October 08, 2011
Entwined by Heather Dixon
The beautiful cover drew me to this book. It looked enchanting and indeed, the premise of the story is enchanting. But despite this, I wasn't quite taken with this rendition of the Twelve Dancing Princesses fairytale (although I've never read or before now, heard of the original). It was a ok story, probably very popular with its intended audience of young adults. But for me it was lacking something and even a bit boring at times.
Azalea is the eldest of her sisters (whose names go sequentially down the alphabet and are all plants). She loves to dance, as do the other girls, but her dancing days seem fit to be over after their mother dies and their father, the King, institutes a year of mourning. The mourning period in Azalea's world means no fun and no colors for the entire time. Since they can't dance in the open to feel closer to their mother, she stumbles across a magical portal left open in the castle and only revealed by silver. Here a wonderful silver forest and dancing floor is kept by the handsome mysterious man known as the Keeper. At first he enchants the sisters, but as time goes on, Azalea discovers their is a menacing side about him. Between that worry and the other of finding a husband to be the next King, Azalea doesn't have much time for mourning.

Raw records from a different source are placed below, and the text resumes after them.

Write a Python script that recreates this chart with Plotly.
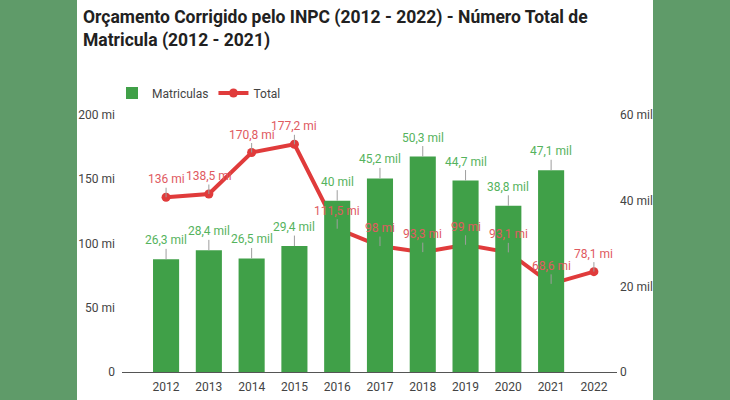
import plotly.graph_objects as go

years = ["2012", "2013", "2014", "2015", "2016", "2017", "2018", "2019", "2020", "2021", "2022"]
matriculas_mil = [26.3, 28.4, 26.5, 29.4, 40.0, 45.2, 50.3, 44.7, 38.8, 47.1, None]
total_mi = [136.0, 138.5, 170.8, 177.2, 111.5, 98.0, 93.3, 99.0, 93.1, 68.6, 78.1]
left_ticks = [0, 50, 100, 150, 200]
left_ticktext = ["0", "50 mi", "100 mi", "150 mi", "200 mi"]
right_ticks = [0, 20, 40, 60]
right_ticktext = ["0", "20 mil", "40 mil", "60 mil"]

BAR = "#40a048"
BAR_LBL = "#55b35d"
LINE = "#e03b3b"
LINE_LBL = "#e05a5f"
OUTER = "#5f9b69"
TICK = "#444444"

def fmt(v):
    s = f"{v:.1f}".replace(".", ",")
    if s.endswith(",0"):
        s = s[:-2]
    return s

xs = list(range(len(years)))

fig = go.Figure()
fig.add_trace(go.Bar(
    x=xs, y=matriculas_mil, name="Matriculas", yaxis="y2",
    marker=dict(color=BAR, line=dict(width=0)), width=0.61,
))
fig.add_trace(go.Scatter(
    x=xs, y=total_mi, name="Total", yaxis="y", mode="lines+markers",
    line=dict(color=LINE, width=4), marker=dict(color=LINE, size=9),
))

L, R = 122, 617
W = R - L
def px2paper_x(p):
    return (p - L) / W
T, B = 115, 372
H = B - T
def px2paper_y(p):
    return (B - p) / H

annotations = []
for x, v in zip(xs, matriculas_mil):
    if v is None:
        continue
    annotations.append(dict(
        x=x, y=v, xref="x", yref="y2", text=fmt(v) + " mil",
        showarrow=True, arrowhead=0, arrowwidth=1, arrowcolor="#9e9e9e",
        ax=0, ay=-19, font=dict(family="Roboto", size=12, color=BAR_LBL),
    ))
for x, v in zip(xs, total_mi):
    annotations.append(dict(
        x=x, y=v, xref="x", yref="y", text=fmt(v) + " mi",
        showarrow=True, arrowhead=0, arrowwidth=1, arrowcolor="#9e9e9e",
        ax=0, ay=-18, font=dict(family="Roboto", size=12, color=LINE_LBL),
    ))
annotations.append(dict(
    text="Orçamento Corrigido pelo INPC (2012 - 2022) - Número Total de<br>Matricula (2012 - 2021)",
    xref="paper", yref="paper", x=px2paper_x(81), y=px2paper_y(5),
    xanchor="left", yanchor="top", align="left", showarrow=False,
    font=dict(family="Roboto", size=17.5, color="#212121", weight="bold"),
))

fig.update_layout(
    width=730, height=400,
    margin=dict(l=L, r=730 - R, t=T, b=400 - B),
    paper_bgcolor=OUTER, plot_bgcolor="white",
    font=dict(family="Roboto", size=12, color=TICK),
    showlegend=True,
    legend=dict(orientation="h", x=px2paper_x(112), xanchor="left", y=px2paper_y(93), yanchor="middle",
                font=dict(size=12, color=TICK), bgcolor="rgba(0,0,0,0)", itemwidth=30),
    xaxis=dict(
        range=[-1.03, 10.54], tickmode="array", tickvals=xs, ticktext=years,
        showgrid=False, zeroline=False, showline=True, linecolor="#555555", linewidth=1,
        ticks="", tickfont=dict(size=12, color=TICK), automargin=False,
        ticklabelstandoff=4,
    ),
    yaxis=dict(
        range=[0, 200], tickvals=left_ticks, ticktext=left_ticktext, showgrid=False,
        zeroline=False, showline=False, ticks="", tickfont=dict(size=12, color=TICK),
        automargin=False, ticklabelstandoff=6,
    ),
    yaxis2=dict(
        range=[0, 60], tickvals=right_ticks, ticktext=right_ticktext, overlaying="y",
        side="right", showgrid=False, zeroline=False, showline=False, ticks="",
        tickfont=dict(size=12, color=TICK), automargin=False, ticklabelstandoff=2,
    ),
    annotations=annotations,
    shapes=[dict(
        type="rect", xref="paper", yref="paper", layer="below",
        x0=px2paper_x(77), x1=px2paper_x(653), y0=-0.3, y1=1.7,
        fillcolor="white", line=dict(width=0),
    )],
)

fig.write_html("out.html", config={"displayModeBar": False},
               post_script="document.body.style.margin='0px';")
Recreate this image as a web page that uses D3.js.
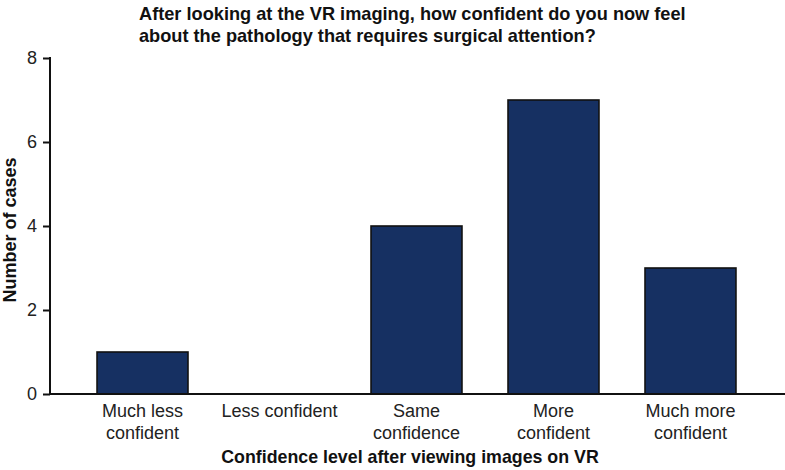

There were an awful lot of princesses in this book. But only a few were described and had their own distinct personalities. And these were mainly the three older sisters. But even their descriptions were lackluster. I did like Bramble. I thought she was the best of the characters and the most interesting. Azalea was only so-so for me. She could have been better improved upon with her inner feelings as opposed to her sense of obligation. The Keeper was deliciously menacing and I enjoyed the darker aspects that he brought to the novel. One character that did make me frown a bit was the King; his personality changed without rhyme or reason and was a bit too drastic.

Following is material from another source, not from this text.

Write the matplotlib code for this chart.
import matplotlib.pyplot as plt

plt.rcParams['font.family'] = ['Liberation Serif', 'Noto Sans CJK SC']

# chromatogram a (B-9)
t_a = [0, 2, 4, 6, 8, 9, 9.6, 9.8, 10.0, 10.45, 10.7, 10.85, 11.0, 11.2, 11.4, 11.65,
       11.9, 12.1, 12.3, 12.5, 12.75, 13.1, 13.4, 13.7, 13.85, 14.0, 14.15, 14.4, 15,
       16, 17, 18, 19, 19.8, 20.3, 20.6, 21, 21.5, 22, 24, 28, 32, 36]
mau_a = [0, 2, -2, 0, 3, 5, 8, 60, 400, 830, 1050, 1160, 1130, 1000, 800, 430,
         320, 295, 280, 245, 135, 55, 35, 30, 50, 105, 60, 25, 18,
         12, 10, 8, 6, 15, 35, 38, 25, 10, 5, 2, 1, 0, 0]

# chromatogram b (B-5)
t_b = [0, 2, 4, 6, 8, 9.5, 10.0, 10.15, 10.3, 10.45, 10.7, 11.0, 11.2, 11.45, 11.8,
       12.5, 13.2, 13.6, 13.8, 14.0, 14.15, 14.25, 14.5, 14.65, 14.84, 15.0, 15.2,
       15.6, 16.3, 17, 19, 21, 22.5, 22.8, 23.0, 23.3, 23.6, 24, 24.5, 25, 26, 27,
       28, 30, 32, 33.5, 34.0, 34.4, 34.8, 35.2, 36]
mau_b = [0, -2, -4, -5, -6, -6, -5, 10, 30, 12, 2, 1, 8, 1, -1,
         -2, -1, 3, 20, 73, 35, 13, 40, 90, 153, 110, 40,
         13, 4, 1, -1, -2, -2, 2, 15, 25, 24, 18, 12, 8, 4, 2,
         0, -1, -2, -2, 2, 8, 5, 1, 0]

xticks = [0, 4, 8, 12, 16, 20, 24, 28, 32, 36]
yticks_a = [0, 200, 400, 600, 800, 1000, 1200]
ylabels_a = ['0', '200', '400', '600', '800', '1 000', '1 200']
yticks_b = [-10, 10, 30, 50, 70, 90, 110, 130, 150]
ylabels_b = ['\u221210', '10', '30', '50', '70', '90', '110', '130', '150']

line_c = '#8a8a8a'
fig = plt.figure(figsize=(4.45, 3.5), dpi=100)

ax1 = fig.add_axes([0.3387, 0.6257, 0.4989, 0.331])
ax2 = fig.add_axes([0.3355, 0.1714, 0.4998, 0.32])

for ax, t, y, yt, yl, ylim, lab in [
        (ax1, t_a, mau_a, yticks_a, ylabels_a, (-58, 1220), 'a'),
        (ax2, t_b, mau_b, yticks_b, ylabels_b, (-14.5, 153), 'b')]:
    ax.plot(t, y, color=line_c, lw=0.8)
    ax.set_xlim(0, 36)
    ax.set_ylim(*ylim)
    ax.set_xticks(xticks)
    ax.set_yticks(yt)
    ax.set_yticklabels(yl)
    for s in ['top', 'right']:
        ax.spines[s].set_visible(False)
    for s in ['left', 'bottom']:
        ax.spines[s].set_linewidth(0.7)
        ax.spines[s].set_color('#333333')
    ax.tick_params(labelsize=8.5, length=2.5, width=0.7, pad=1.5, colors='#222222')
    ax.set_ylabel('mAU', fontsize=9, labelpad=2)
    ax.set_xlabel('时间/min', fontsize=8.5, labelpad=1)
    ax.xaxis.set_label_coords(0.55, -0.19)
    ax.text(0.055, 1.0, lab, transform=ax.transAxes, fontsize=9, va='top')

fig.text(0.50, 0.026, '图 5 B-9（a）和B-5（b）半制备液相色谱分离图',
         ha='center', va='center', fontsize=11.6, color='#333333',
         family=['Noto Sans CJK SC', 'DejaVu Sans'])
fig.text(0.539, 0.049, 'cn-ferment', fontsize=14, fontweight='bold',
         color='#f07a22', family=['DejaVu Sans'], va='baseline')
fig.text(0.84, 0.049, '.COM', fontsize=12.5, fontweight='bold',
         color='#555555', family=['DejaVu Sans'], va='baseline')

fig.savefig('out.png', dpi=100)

I know that the main premise behind the sisters in this is that they love dancing. But I got very wearied of the dancing after awhile. I do commend the author for making so much detail for it; but at times, I just didn't care and would have rather read more of the romance or about the trouble in the castle. I was also confused about how a King and his household could be as poor as they are and would have loved to have the reasoning behind this described more as it is an intriguing notion. The story itself was interesting, just too slow moving and sometimes the detail was irrelevant or too much and disrupted the flow of the story.
As said before, I only thought this book average. I'm sure that those who are fans of dance would probably like it better than I did. As it is, I might consider reading more by Dixon, but won't rush out to do it.